Apache Kafka Architecture Overview

Apache Kafka is designed with a distributed architecture to handle high-throughput, fault-tolerant, and scalable data streaming. The architecture consists of several key components that work together to provide a reliable messaging platform.

Key Components of Kafka Architecture

1. Kafka Broker

A Kafka broker is a server that stores and serves data. It is responsible for handling data storage, retrieval, and replication. Kafka clusters are composed of multiple brokers, which work together to provide high availability and fault tolerance.

Diagram: Kafka Broker

2. Kafka Topic

A topic is a category or feed name to which records are sent. Topics are split into partitions to allow for parallel processing and scalability. Each partition is an ordered, immutable sequence of records.

Diagram: Kafka Topic

3. Kafka Partition

Each topic is divided into partitions, which are the basic unit of parallelism in Kafka.
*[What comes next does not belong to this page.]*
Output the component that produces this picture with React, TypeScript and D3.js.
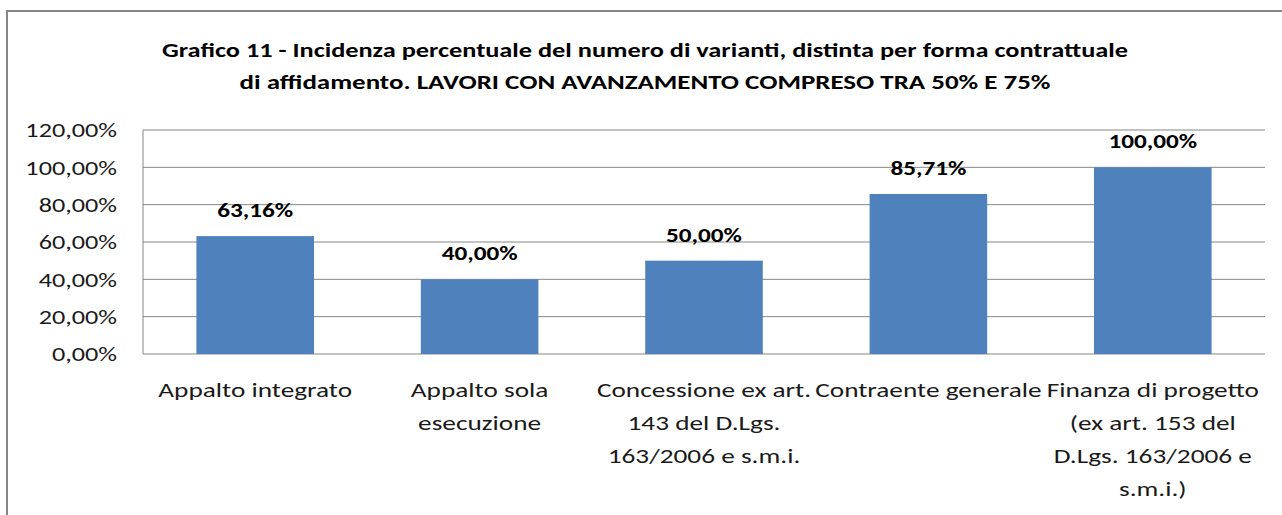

Partitions allow Kafka to scale horizontally by distributing data across multiple brokers and providing parallelism in data processing.

Diagram: Kafka Partition

4. Kafka Producer

Producers are applications that publish records to Kafka topics. Producers send records to the Kafka brokers, which then store them in the appropriate topic partitions. Producers can be configured to balance data across partitions for optimal performance.

Diagram: Kafka Producer

5. Kafka Consumer

Consumers are applications that read records from Kafka topics. Consumers subscribe to one or more topics and process the records. Consumers work within a consumer group, which allows multiple consumers to share the workload of processing records from a topic.

Diagram: Kafka Consumer

6. Kafka Zookeeper

Zookeeper is a centralized service used by Kafka to manage and coordinate the Kafka brokers. It maintains metadata about the Kafka cluster, including information about brokers, topics, and partitions. Zookeeper is crucial for leader election and managing broker failures.

Diagram: Kafka Zookeeper

Kafka Architecture Diagram

The following diagram illustrates the overall architecture of a Kafka cluster, including brokers, topics, partitions, producers, consumers, and Zookeeper.

Diagram: Kafka Architecture Overview

Conclusion

Apache Kafka's architecture is designed to provide high throughput, fault tolerance, and scalability. Understanding the roles of brokers, topics, partitions, producers, consumers, and Zookeeper is essential for building robust data streaming applications using Kafka.